The thin film may have a suitable thickness. For example, the thin film may have a thickness of <1 μm. In particular, the thin film may have a thickness of 50-900 nm, 75-875 nm, 100-850 nm, 150-800 nm, 200-750 nm, 250-700 nm, 300-650 nm, 350-600 nm, 400-550 nm, 450-500 nm. According to a particular embodiment, the thickness of the thin film may be 100-500 nm.

The thin film may be provided on the sacrificial layer by any suitable method. For example, the thin film may be provided on the sacrificial layer by, but not limited to, spin coating, aerosol spraying, doctor blading or dip coating, or a combination thereof. According to a particular embodiment, the thin film is provided by spin coating.

The patterning substrate may be any suitable substrate. In particular, the patterning substrate may be any suitable substrate on which the sacrificial layer and thin film may be provided. The selection of the patterning substrate may differ depending on the sacrificial layer and the thin film to be provided on the surface of the patterning substrate. For example, the patterning substrate may comprise glass or silicon. In particular, a person skilled in the art would understand which substrate to use as a patterning substrate depending on the sacrificial layer and thin film to be provided. According to a particular embodiment, the patterning substrate comprises silicon.

FIG. 2(A) shows a patterning structure 112 according to a particular embodiment of the present invention. In particular, the patterning structure 112 comprises a patterning substrate 202, a sacrificial layer 204 and a thin film 206. The patterning substrate 202 may be the patterning substrate described above.
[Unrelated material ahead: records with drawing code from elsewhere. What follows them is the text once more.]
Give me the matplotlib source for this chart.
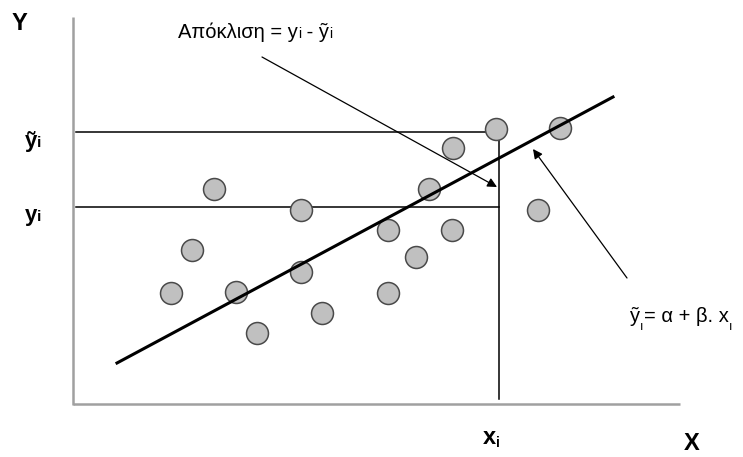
import matplotlib.pyplot as plt

# scatter points (pixel units, y grows downwards)
pts_x = [171, 192, 214, 236, 257, 301, 301, 322, 388, 388, 416, 429, 452, 453, 496, 538, 560]
pts_y = [293, 250, 189, 292, 333, 210, 272, 313, 293, 230, 257, 189, 230, 148, 129, 210, 128]

# regression line end points
line_x = [117, 613]
line_y = [363, 97]

# the chosen observation x_i and its two levels
xi = 499
y_hat = 132
y_obs = 207

fig = plt.figure(figsize=(7.43, 4.57), dpi=100)
ax = fig.add_axes([0, 0, 1, 1])
ax.set_xlim(0, 743)
ax.set_ylim(457, 0)
ax.axis('off')
renderer = fig.canvas.get_renderer()


def chain(x, y, parts, family, weight='normal'):
    # write pieces one after the other; 1 data unit == 1 pixel here
    for s, size, dy in parts:
        t = ax.text(x, y + dy, s, fontsize=size, fontfamily=family, fontweight=weight,
                    ha='left', va='baseline', color='black')
        x += t.get_window_extent(renderer).width


# axes
ax.plot([73, 73], [17, 405], color='#a0a0a0', lw=1.8, solid_capstyle='butt')
ax.plot([73, 680], [404, 404], color='#a0a0a0', lw=1.8, solid_capstyle='butt')

# guide lines
ax.plot([76, xi], [y_hat, y_hat], color='black', lw=1.1)
ax.plot([76, xi], [y_obs, y_obs], color='black', lw=1.1)
ax.plot([xi, xi], [y_hat, 399], color='black', lw=1.1)

# points
ax.scatter(pts_x, pts_y, s=250, facecolor='#c0c0c0', edgecolor='#4a4a4a', lw=1.1, zorder=3)

# fitted line
ax.plot(line_x, line_y, color='black', lw=2.2, zorder=4)

# arrows
ax.annotate('', xy=(497, 187), xytext=(262, 57),
            arrowprops=dict(arrowstyle='-|>', color='black', lw=0.9, mutation_scale=14, shrinkA=0, shrinkB=0))
ax.annotate('', xy=(533, 149), xytext=(627, 278),
            arrowprops=dict(arrowstyle='-|>', color='black', lw=0.9, mutation_scale=14, shrinkA=0, shrinkB=0))

sans = ['Liberation Sans', 'DejaVu Sans']

chain(12, 30, [('Y', 17, 0)], sans, 'bold')
chain(25, 147, [('ỹ', 16, 0), ('i', 11, 0)], sans, 'bold')
chain(25, 221, [('y', 16, 0), ('i', 11, 0)], sans, 'bold')
chain(483, 444, [('x', 17, 0), ('i', 10, 3)], sans, 'bold')
chain(684, 450, [('X', 17, 0)], sans, 'bold')

chain(178, 38, [('Απόκλιση = y', 14.5, 0), ('i', 10, 0), (' - ỹ', 14.5, 0), ('i', 10, 0)], sans)
chain(630, 322, [('ỹ', 14.5, 0), ('ı', 9, 8), ('= α + β. x', 14.5, 0), ('ı', 9, 8)], sans)

fig.savefig('out.png', dpi=100)
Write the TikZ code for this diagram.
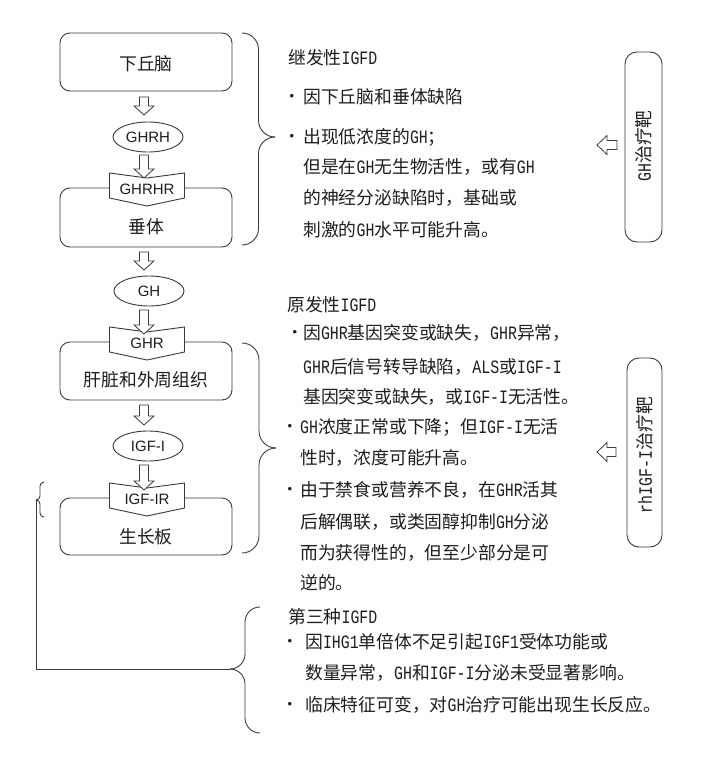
\documentclass[tikz,border=0pt]{standalone}
\usepackage{fontspec}
\setmainfont{Noto Sans CJK SC}
\newfontfamily\mlat{Liberation Mono}[Scale=1.06, FakeStretch=0.79]
\newfontfamily\sanslat{Liberation Sans}
\usetikzlibrary{shapes.geometric}
\definecolor{ink}{HTML}{1E1E1E}
\definecolor{ln}{HTML}{3A3A3A}
\newcommand\Lx[1]{{\mlat #1}}
\newcommand\DnArrow[3]{\draw[harrow] (#1-4.5,#2) -- (#1-4.5,#3-9) -- (#1-10,#3-9) -- (#1,#3) -- (#1+10,#3-9) -- (#1+4.5,#3-9) -- (#1+4.5,#2) -- cycle;}
\newcommand\LfArrow[3]{\draw[harrow] (#2,#3-4.5) -- (#1+10,#3-4.5) -- (#1+10,#3-9.5) -- (#1,#3) -- (#1+10,#3+9.5) -- (#1+10,#3+4.5) -- (#2,#3+4.5) -- cycle;}
\newcommand\Rcpt[3]{\draw[rcp] (147-37.5,#2-15) -- (147,#2-10) -- (147+37.5,#2-15) -- (147+37.5,#2+10) -- (147,#2+18) -- (147-37.5,#2+10) -- cycle;
  \node[rlab] (#1) at (147,#2+1) {#3};}
% brace: x0, ytop, ybot, ymid, h
\newcommand\Brc[5]{\draw[brc,rounded corners=#5pt] (#1,#2) -- (#1+#5,#2) -- (#1+#5,#4) -- (#1+#5+#5,#4);
  \draw[brc,rounded corners=#5pt] (#1+#5+#5,#4) -- (#1+#5,#4) -- (#1+#5,#3) -- (#1,#3);}
\newcommand\BrcL[5]{\draw[brc,rounded corners=#5pt] (#1,#2) -- (#1-#5,#2) -- (#1-#5,#4) -- (#1-#5-#5,#4);
  \draw[brc,rounded corners=#5pt] (#1-#5-#5,#4) -- (#1-#5,#4) -- (#1-#5,#3) -- (#1,#3);}
\tikzset{
  box/.style={draw=ln, line width=0.9pt, rounded corners=10pt, minimum width=172pt, inner sep=0pt},
  rbox/.style={draw=ln, line width=0.9pt, rounded corners=12pt, inner sep=0pt},
  ell/.style={draw=ln, line width=0.9pt, ellipse, minimum width=70pt, minimum height=30pt, inner sep=0pt,
    font=\sanslat\fontsize{15}{15}\selectfont, text=ink},
  lab/.style={font=\fontsize{17.8}{20}\selectfont, text=ink, inner sep=0pt},
  txt/.style={lab, anchor=west},
  bul/.style={font=\sanslat\fontsize{13}{13}\selectfont, text=ink, inner sep=0pt},
  rlab/.style={font=\sanslat\fontsize{15}{15}\selectfont, text=ink, inner sep=0pt},
  harrow/.style={draw=ln, line width=0.8pt, fill=white, line join=miter},
  rcp/.style={draw=ln, line width=0.9pt, fill=white},
  brc/.style={draw=ln, line width=0.9pt},
}
\begin{document}
\begin{tikzpicture}[x=1pt,y=-1pt]
\useasboundingbox[fill=white] (0,0) rectangle (720,757);
% main boxes
\node[box, minimum height=58pt] (hyp) at (146,62) {};
\node[box, minimum height=59pt] (pit) at (146,217.5) {};
\node[box, minimum height=58pt] (liv) at (146,371) {};
\node[box, minimum height=57pt] (gp) at (146,526.5) {};
\node[lab] (hypL) at (146,64) {下丘脑};
\node[lab] (pitL) at (146,227) {垂体};
\node[lab] (livL) at (146,380) {肝脏和外周组织};
\node[lab] (gpL) at (146,537) {生长板};
% ellipses
\node[ell] (ghrh) at (148,137) {GHRH};
\node[ell] (gh) at (149,291) {GH};
\node[ell] (igf) at (148,446) {IGF-I};
% receptors
\Rcpt{ghrhr}{188}{GHRHR}
\Rcpt{ghr}{342}{GHR}
\Rcpt{igfr}{498}{IGF-IR}
% hollow arrows
\DnArrow{144}{97}{115}
\DnArrow{144}{155}{178}
\DnArrow{144}{252}{270}
\DnArrow{144}{310}{334}
\DnArrow{144}{405}{425}
\DnArrow{144}{465}{490}
% braces
\Brc{242}{33}{245}{137}{16.5}
\Brc{242}{343}{553}{448}{17}
\BrcL{260}{607}{733}{669}{15}
\BrcL{44}{482}{517}{500}{4}
\coordinate (sbtip) at (36,500);
\coordinate (b3tip) at (230,669);
\draw[brc] (sbtip) |- (b3tip);
% right target boxes
\node[rbox, minimum width=37pt, minimum height=190pt] (gtx) at (643.5,147) {};
\node[lab, rotate=90] (gtxL) at (644,146) {\Lx{GH}治疗靶};
\node[rbox, minimum width=35pt, minimum height=189pt] (rtx) at (644.5,452.5) {};
\node[lab, rotate=90] (rtxL) at (645,455) {\Lx{rhIGF-I}治疗靶};
\LfArrow{597}{617}{145}
\LfArrow{597}{616}{452}
% group 1
\node[txt] (t1) at (288,58) {继发性\Lx{IGFD}};
\node[bul] (b11) at (292,97) {•};
\node[txt] (t11) at (303,97) {因下丘脑和垂体缺陷};
\node[bul] (b12) at (292,137) {•};
\node[txt] (t12) at (303,137) {出现低浓度的\Lx{GH}；};
\node[txt] (t13) at (303,167) {但是在\Lx{GH}无生物活性，或有\Lx{GH}};
\node[txt] (t14) at (303,198) {的神经分泌缺陷时，基础或};
\node[txt] (t15) at (303,230) {刺激的\Lx{GH}水平可能升高。};
% group 2
\node[txt] (t2) at (287,305) {原发性\Lx{IGFD}};
\node[bul] (b21) at (295,333) {•};
\node[txt] (t21) at (303,333) {因\Lx{GHR}基因突变或缺失，\Lx{GHR}异常，};
\node[txt] (t22) at (303,367) {\Lx{GHR}后信号转导缺陷，\Lx{ALS}或\Lx{IGF-I}};
\node[txt] (t23) at (303,397) {基因突变或缺失，或\Lx{IGF-I}无活性。};
\node[bul] (b22) at (290,427) {•};
\node[txt] (t24) at (300,427) {\Lx{GH}浓度正常或下降；但\Lx{IGF-I}无活};
\node[txt] (t25) at (300,458) {性时，浓度可能升高。};
\node[bul] (b23) at (290,490) {•};
\node[txt] (t26) at (300,490) {由于禁食或营养不良，在\Lx{GHR}活其};
\node[txt] (t27) at (300,522) {后解偶联，或类固醇抑制\Lx{GH}分泌};
\node[txt] (t28) at (300,553) {而为获得性的，但至少部分是可};
\node[txt] (t29) at (300,583) {逆的。};
% group 3
\node[txt] (t3) at (288,617) {第三种\Lx{IGFD}};
\node[bul] (b31) at (290,642) {•};
\node[txt] (t31) at (305,642) {因\Lx{IHG1}单倍体不足引起\Lx{IGF1}受体功能或};
\node[txt] (t32) at (305,673) {数量异常，\Lx{GH}和\Lx{IGF-I}分泌未受显著影响。};
\node[bul] (b32) at (290,705) {•};
\node[txt] (t33) at (305,705) {临床特征可变，对\Lx{GH}治疗可能出现生长反应。};
\end{tikzpicture}
\end{document}
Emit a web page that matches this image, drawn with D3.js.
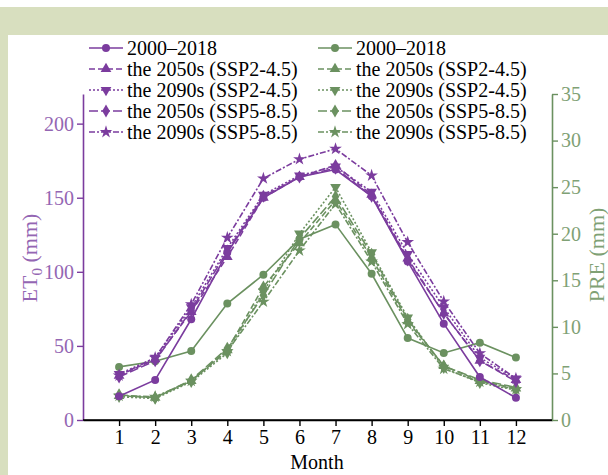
<!DOCTYPE html>
<html>
<head>
<meta charset="utf-8">
<script src="https://cdn.jsdelivr.net/npm/d3@7"></script>
<style>
  body { margin: 0; background: #fff; }
  svg { display: block; font-family: "Liberation Serif", "Times New Roman", serif; }
</style>
</head>
<body>
<div id="chart"></div>
<script>
var width = 608;
var height = 475;

var months = [1, 2, 3, 4, 5, 6, 7, 8, 9, 10, 11, 12];
var seriesNames = ["2000\u20132018", "the 2050s (SSP2-4.5)", "the 2090s (SSP2-4.5)", "the 2050s (SSP5-8.5)", "the 2090s (SSP5-8.5)"];

// ET0 (left axis)
var et0Base   = [16, 27, 68, 113, 150, 164, 169, 151, 107, 65, 29, 15];
var et0Ssp245_2050 = [30, 41, 73, 110, 150, 164, 172, 152, 109, 72, 40, 27];
var et0Ssp245_2090 = [31, 42, 76, 116, 152, 165, 171, 154, 112, 76, 42, 28];
var et0Ssp585_2050 = [29, 40, 74, 114, 151, 164, 170, 151, 108, 72, 40, 26];
var et0Ssp585_2090 = [30, 42, 78, 123, 163, 176, 183, 165, 120, 80, 45, 28];

// PRE (right axis)
var preBase   = [5.7, 6.3, 7.4, 12.5, 15.6, 19.4, 21.0, 15.7, 8.8, 7.2, 8.3, 6.7];
var preSsp245_2050 = [2.6, 2.4, 4.2, 7.5, 14.3, 19.0, 23.6, 17.4, 10.6, 5.8, 4.2, 3.4];
var preSsp245_2090 = [2.5, 2.3, 4.1, 7.2, 13.8, 20.0, 25.0, 18.0, 11.0, 5.6, 4.0, 3.2];
var preSsp585_2050 = [2.7, 2.4, 4.3, 7.7, 13.4, 19.5, 24.0, 17.8, 10.8, 5.8, 4.3, 3.5];
var preSsp585_2090 = [2.6, 2.5, 4.2, 7.4, 12.7, 18.2, 23.2, 17.0, 10.3, 5.5, 4.1, 3.3];

var leftTicks = [0, 50, 100, 150, 200];
var rightTicks = [0, 5, 10, 15, 20, 25, 30, 35];

var purple = "#7b3c9e";
var green = "#6b9160";
var purpleText = "#9466b3";
var greenText = "#7fa175";

var styles = [
  { dash: null,        symbol: d3.symbolCircle,   size: 50, rotate: 0 },
  { dash: "6,3",       symbol: d3.symbolTriangle, size: 50, rotate: 0 },
  { dash: "2,2",       symbol: d3.symbolTriangle, size: 50, rotate: 180 },
  { dash: "9,3",       symbol: d3.symbolDiamond,  size: 50, rotate: 0 },
  { dash: "6,2,2,2",   symbol: d3.symbolStar,     size: 50, rotate: 0 }
];

var et0Series = [et0Base, et0Ssp245_2050, et0Ssp245_2090, et0Ssp585_2050, et0Ssp585_2090];
var preSeries = [preBase, preSsp245_2050, preSsp245_2090, preSsp585_2050, preSsp585_2090];

var svg = d3.select("#chart").append("svg")
    .attr("width", width)
    .attr("height", height);

// page background like the reference (green band + left strip)
svg.append("rect").attr("x", 0).attr("y", 7).attr("width", width).attr("height", 28).attr("fill", "#d8dfbf");
svg.append("rect").attr("x", 0).attr("y", 7).attr("width", 8).attr("height", height).attr("fill", "#d8dfbf");

var x = d3.scaleLinear().domain([0, 13]).range([83, 552]);
var yL = d3.scaleLinear().domain([0, 220]).range([420, 94]);
var yR = d3.scaleLinear().domain([0, 35]).range([420, 94]);

// axes
var xAxis = svg.append("g")
    .attr("transform", "translate(0,420)")
    .call(d3.axisBottom(x).tickValues(months).tickSize(6).tickSizeOuter(0).tickPadding(4));
xAxis.select(".domain").attr("stroke", "#000").attr("stroke-width", 1.6);
xAxis.selectAll(".tick line").attr("stroke", "#000").attr("stroke-width", 1.4);
xAxis.selectAll("text").attr("fill", "#000").attr("font-size", 20).attr("font-family", "Liberation Serif");

var lAxis = svg.append("g")
    .attr("transform", "translate(83,0)")
    .call(d3.axisLeft(yL).tickValues(leftTicks).tickSize(6).tickSizeOuter(0).tickPadding(3));
lAxis.select(".domain").attr("stroke", purple).attr("stroke-width", 1.6);
lAxis.selectAll(".tick line").attr("stroke", purple).attr("stroke-width", 1.4);
lAxis.selectAll("text").attr("fill", purpleText).attr("font-size", 20).attr("font-family", "Liberation Serif");

var rAxis = svg.append("g")
    .attr("transform", "translate(552,0)")
    .call(d3.axisRight(yR).tickValues(rightTicks).tickSize(6).tickSizeOuter(0).tickPadding(3));
rAxis.select(".domain").attr("stroke", green).attr("stroke-width", 1.6);
rAxis.selectAll(".tick line").attr("stroke", green).attr("stroke-width", 1.4);
rAxis.selectAll("text").attr("fill", greenText).attr("font-size", 20).attr("font-family", "Liberation Serif");

// redraw x domain on top so it stays black
svg.append("line").attr("x1", 83).attr("x2", 552).attr("y1", 420).attr("y2", 420)
    .attr("stroke", "#000").attr("stroke-width", 1.6);

function drawSeries(values, yScale, color, st) {
  var line = d3.line()
      .x(function(d, i){ return x(months[i]); })
      .y(function(d){ return yScale(d); });
  svg.append("path")
      .datum(values)
      .attr("d", line)
      .attr("fill", "none")
      .attr("stroke", color)
      .attr("stroke-width", 1.6)
      .attr("stroke-dasharray", st.dash);
  svg.selectAll(null)
      .data(values)
      .enter()
      .append("path")
      .attr("d", d3.symbol().type(st.symbol).size(st.size))
      .attr("transform", function(d, i){
        return "translate(" + x(months[i]) + "," + yScale(d) + ") rotate(" + st.rotate + ")";
      })
      .attr("fill", color);
}

preSeries.forEach(function(s, i){ drawSeries(s, yR, green, styles[i]); });
et0Series.forEach(function(s, i){ drawSeries(s, yL, purple, styles[i]); });

// axis titles
svg.append("text")
    .attr("x", 317).attr("y", 469)
    .attr("text-anchor", "middle")
    .attr("font-size", 20)
    .text("Month");

var et = svg.append("text")
    .attr("transform", "translate(37,258) rotate(-90)")
    .attr("text-anchor", "middle")
    .attr("font-size", 22)
    .attr("fill", purpleText);
et.append("tspan").text("ET");
et.append("tspan").attr("font-size", 15).attr("dy", 5).text("0");
et.append("tspan").attr("dy", -5).text(" (mm)");

svg.append("text")
    .attr("transform", "translate(604,255) rotate(-90)")
    .attr("text-anchor", "middle")
    .attr("font-size", 22)
    .attr("fill", greenText)
    .text("PRE (mm)");

// legends
var legendRows = [48, 69, 90, 111, 132];
function drawLegend(x0, color) {
  seriesNames.forEach(function(name, i){
    var st = styles[i];
    var yy = legendRows[i];
    svg.append("line")
        .attr("x1", x0).attr("x2", x0 + 34)
        .attr("y1", yy).attr("y2", yy)
        .attr("stroke", color).attr("stroke-width", 1.6)
        .attr("stroke-dasharray", st.dash);
    svg.append("path")
        .attr("d", d3.symbol().type(st.symbol).size(st.size))
        .attr("transform", "translate(" + (x0 + 17) + "," + yy + ") rotate(" + st.rotate + ")")
        .attr("fill", color);
    svg.append("text")
        .attr("x", x0 + 38).attr("y", yy + 7)
        .attr("font-size", 20)
        .attr("fill", "#000")
        .text(name);
  });
}
drawLegend(89, purple);
drawLegend(318, green);
</script>
</body>
</html>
The sacrificial layer 204 may be the sacrificial layer as described above. The thin film 206 may be the thin film as described above. In particular, the sacrificial layer 204 and the thin film 206 may be sequentially spin coated on a surface of the patterning substrate 202.

Step 106 comprises imprinting the thin film with a patterned mold to form a thin film through-hole membrane on the patterning structure. The patterned mold may have a pillar height which is more than the thickness of the thin film provided on the patterning structure.

The patterned mold may comprise any suitable polymer. The patterned mold may comprise any suitable polymer which is rigid enough to preserve the mechanical stability of small mold features while simultaneously being flexible enough to provide good conformal contact when contacted with the thin film. For example, the patterned mold may comprise an elastomeric polymer. The elastomeric polymer may be any suitable polymer which has a high surface energy. In particular, the elastometic polymer may be selected from the group consisting of, but not limited to: polydimethylsiloxane (PDMS), polyurethane acrylate (PUA), and combinations thereof. According to a particular embodiment, the elastomeric polymer may be PDMS. According to another particular embodiment, the elastomeric polymer may be PUA. In particular, a patterned mold comprising PUA is preferred for imprinting smaller pores. Even more in particular, a patterned mold comprising PUA is preferred for imprinting sub-500 nm sized pores on the thin film. An example of a thin film through-hole membrane formed using a patterned mold comprising PUA is shown in FIG. 3. The pore size of the formed thin film through-hole membrane is about 250 nm.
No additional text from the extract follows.